Для Бога нет ничего невозможного, и мера Его прощения не имеет границ, но если мы понимаем Его, как Личность, реальную, живую, то можем предположить в Нём и со-переживание каждому ребёнку.
Просто попробуйте представить, в чем каждый из нас регулярно соучаствует—миллионы, миллиарды детей ежедневно подходят к Отцу и без тени смущения требуют буквально: «отдай мне все, что ты ДОЛЖЕН, срочно вылечи меня и того парня, дай денег, работу, щепотку оптимизма, и я поскорей Тебя забуду и пойду заниматься своими делами, а Ты лучше просто поскорее умри, чтобы мне не мешать».
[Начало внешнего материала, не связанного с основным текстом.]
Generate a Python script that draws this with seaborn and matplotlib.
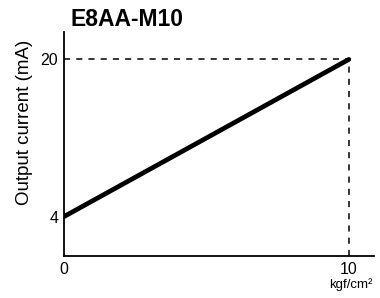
import matplotlib
matplotlib.use("Agg")
import matplotlib.pyplot as plt
import seaborn as sns
import pandas as pd

# --- data ---
pressure = [0, 10]          # kgf/cm2
current = [4, 20]           # mA
x_ticks = [0, 10]
y_ticks = [4, 20]

sns.set_theme(style="white")
plt.rcParams['font.family'] = ['Liberation Sans', 'DejaVu Sans']
plt.rcParams['text.color'] = 'black'
plt.rcParams['xtick.color'] = 'black'
plt.rcParams['ytick.color'] = 'black'

df = pd.DataFrame({'pressure': pressure, 'current': current})

fig = plt.figure(figsize=(3.8, 2.98), dpi=100)
ax = fig.add_axes([0.168, 0.141, 0.816, 0.752])

sns.lineplot(data=df, x='pressure', y='current', ax=ax, color='black', linewidth=3.4)

# dashed guides to the full-scale point
ax.plot([0, pressure[1]], [current[1], current[1]], color='black', linestyle=(0, (4, 4)), linewidth=1.1)
ax.plot([pressure[1], pressure[1]], [0, current[1]], color='black', linestyle=(0, (4, 4)), linewidth=1.1)

ax.set_xlim(0, 10.88)
ax.set_ylim(0, 22.8)
ax.set_xticks(x_ticks)
ax.set_yticks(y_ticks)
ax.tick_params(length=0, labelsize=11.5, pad=4)
for s in ['top', 'right']:
    ax.spines[s].set_visible(False)
for s in ['left', 'bottom']:
    ax.spines[s].set_color('black')
    ax.spines[s].set_linewidth(1.3)
ax.set_xlabel('')
ax.set_ylabel('')

fig.text(25 / 380, 1 - 122 / 298, 'Output current (mA)', fontsize=13.5, rotation=90,
         va='center', ha='center')
fig.text(71 / 380, 1 - 19 / 298, 'E8AA-M10', fontsize=16.5, fontweight='bold', va='center', ha='left')
fig.text(351 / 380, 1 - 285 / 298, 'kgf/cm²', fontsize=9.5, va='center', ha='center')

fig.savefig('out.png', dpi=100)
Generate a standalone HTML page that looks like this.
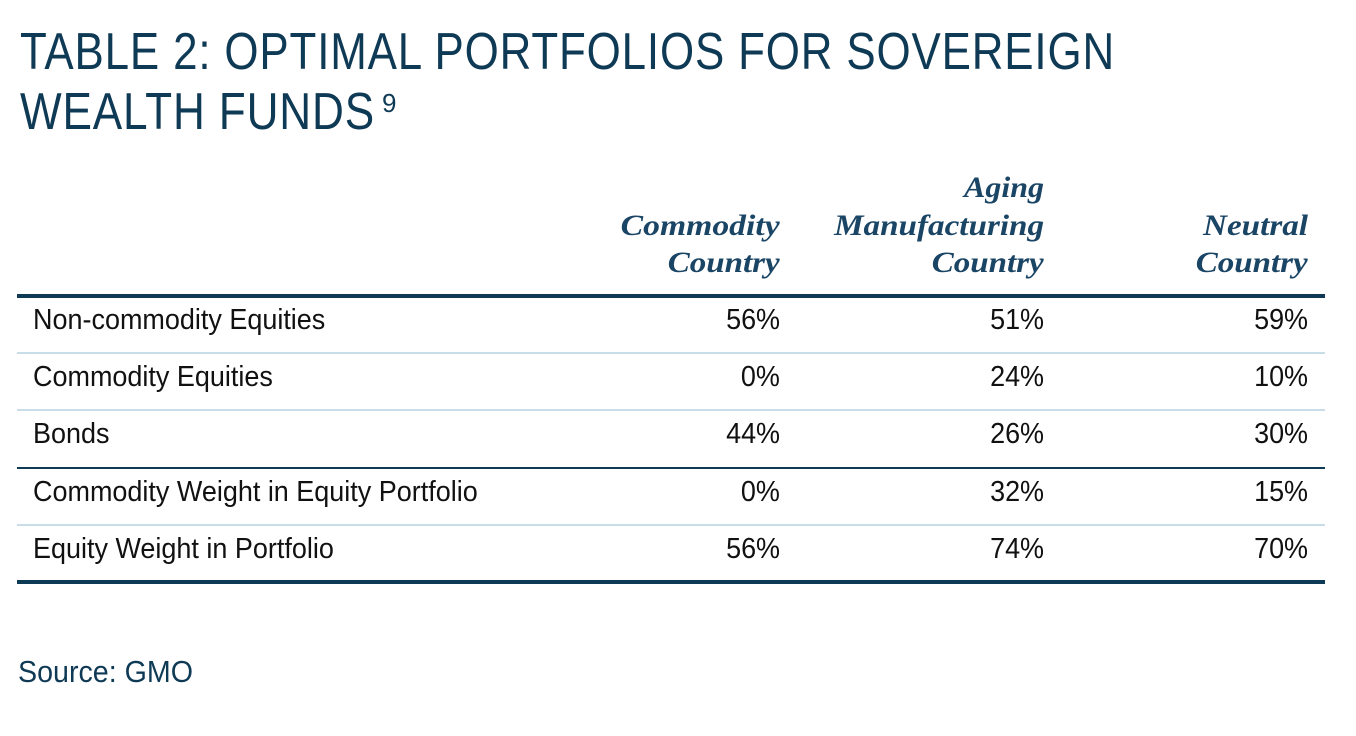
<!DOCTYPE html>
<html><head><meta charset="utf-8">
<style>
body{margin:0;width:1356px;height:736px;background:#fff;position:relative;overflow:hidden;font-family:"Liberation Sans Narrow","Liberation Sans",sans-serif;}
.t{position:absolute;white-space:nowrap;transform-origin:0 0;}
.title{color:#0f3a55;font-size:52px;font-weight:300;left:20px;letter-spacing:1px;}
.hdr{font-family:"Liberation Serif",serif;font-style:italic;font-weight:bold;color:#1b4565;font-size:30px;text-align:right;transform-origin:100% 0;}
.cell{font-size:29px;color:#111;transform:scaleX(0.93);}
.cell.r{transform-origin:100% 0;}
.line{position:absolute;left:17px;width:1308px;}
</style></head><body>
<div class="t title" data-w="1095" style="top:22px">TABLE 2: OPTIMAL PORTFOLIOS FOR SOVEREIGN</div>
<div class="t title" data-w="355" style="top:82px">WEALTH FUNDS</div>
<div class="t title" style="top:88px;left:382px;font-size:26px">9</div>
<div id="tbl"></div>
<div class="t" style="left:18px;top:654px;font-size:31px;color:#0f3a55" data-w="175">Source: GMO</div>
<script>
const columns=[["Commodity","Country"],["Aging","Manufacturing","Country"],["Neutral","Country"]];
const headerWidths={"Commodity":159,"Country":112,"Aging":80,"Manufacturing":210,"Neutral":105};
const rowLabels=["Non-commodity Equities","Commodity Equities","Bonds","Commodity Weight in Equity Portfolio","Equity Weight in Portfolio"];
const commodity=["56%","0%","44%","0%","56%"];
const aging=["51%","24%","26%","32%","74%"];
const neutral=["59%","10%","30%","15%","70%"];
const series=[commodity,aging,neutral];
const colRight=[780,1044,1308];
const tbl=document.getElementById('tbl');
function mk(cls,txt,st){const d=document.createElement('div');d.className='t '+cls;d.textContent=txt;d.setAttribute('style',st);tbl.appendChild(d);return d;}
columns.forEach((c,ci)=>{c.forEach((w,li)=>{const top=275-(c.length-1-li)*37.5-29;
const d=mk('hdr',w,'top:'+top+'px;right:'+(1356-colRight[ci])+'px;');
d.dataset.hw=headerWidths[w];

});});
const rowTop=296,rowH=57.2;
function line(y,h,col,name){const l=document.createElement('div');l.className='line';l.setAttribute('style','top:'+y+'px;height:'+h+'px;background:'+col);


tbl.appendChild(l);}
line(294,4,'#0f3a55','header-rule');
rowLabels.forEach((r,i)=>{const y=rowTop+i*rowH;
const d=mk('cell',r,'left:33px;top:'+(y+8)+'px');


series.forEach((s,ci)=>{const v=mk('cell r',s[i],'right:'+(1356-colRight[ci])+'px;top:'+(y+8)+'px');

});
if(i<rowLabels.length-1){ if(i==2) line(Math.round(y+rowH)-1,2,'#0f3a55','group-divider'); else line(Math.round(y+rowH)-1,2,'#c9dde9','row-divider');}
});
line(580,4,'#0f3a55','bottom-rule');
document.querySelectorAll('[data-w]').forEach(e=>{const w=e.getBoundingClientRect().width;e.style.transform='scaleX('+(+e.dataset.w/w)+')';});
document.querySelectorAll('[data-hw]').forEach(e=>{const w=e.getBoundingClientRect().width;e.style.transform='scaleX('+(+e.dataset.hw/w)+')';});
</script>
</body></html>
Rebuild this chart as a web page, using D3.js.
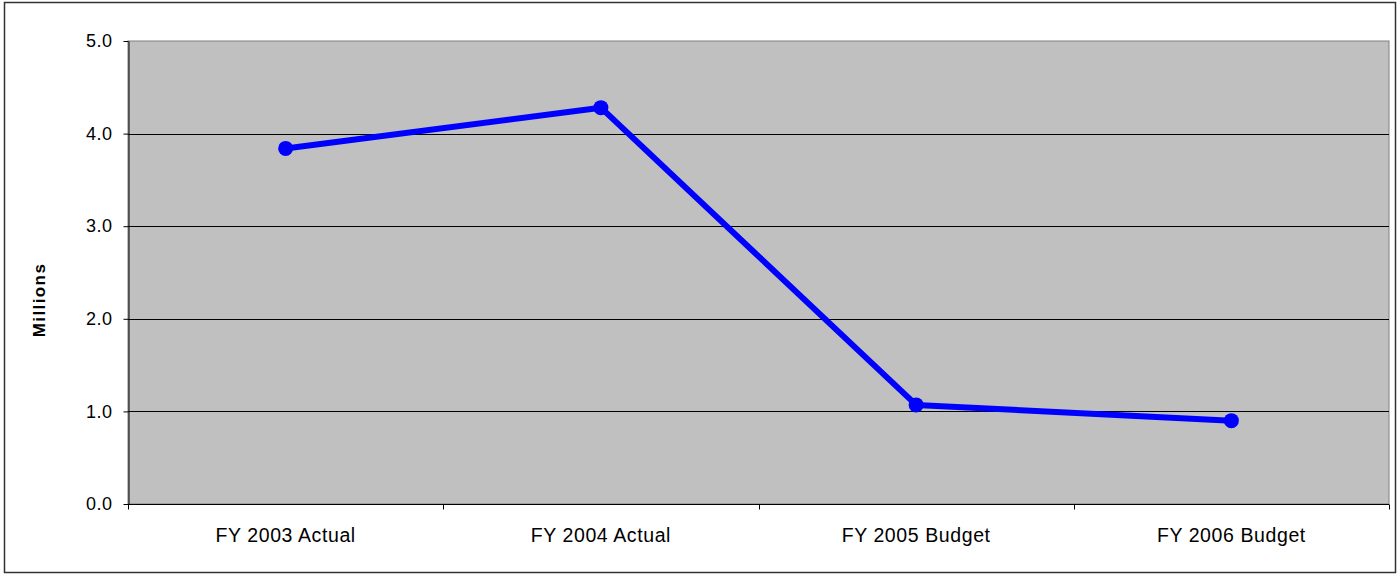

Это «поскорее умри» Он слышит на протяжении всей человеческой истории, истории тех, которых Он создавал из любви и для любви, вложив Свой образ в сердца желанных детей, и именно от них—«распни», «уйди», «дай и не мешай».
Такое наше отношение не может никак не трогать Его, не может не врезаться очередным гвоздем в тот крест, который наши коллеги по несчастью бережно сколотили Ему пару тысячелетий назад.
Мне кажется, неделю о блудном сыне нужно начинать не только с размышлениями о себе и своих проблемах, которые Он «должен решить», но и о Нём Самом, вмещающим боль от каждого нашего блудного путешествия.
«Я прошу прощения у Господа и у Богородицы, и Они сразу меня прощают. Все было просто и легко, пока Богородица не объяснила мне суть делания покаяния, и все стало очень серьезно и даже страшно. Они действительно прощают, и очень быстро. Но чтобы прекратилось бытие греха, за это кто-то должен умереть. Я не умираю, я прощен. Но умирает опять Господь. За каждый мой грех Он умирает очередной смертью и дает мне еще одно право на прощение, потом еще и еще…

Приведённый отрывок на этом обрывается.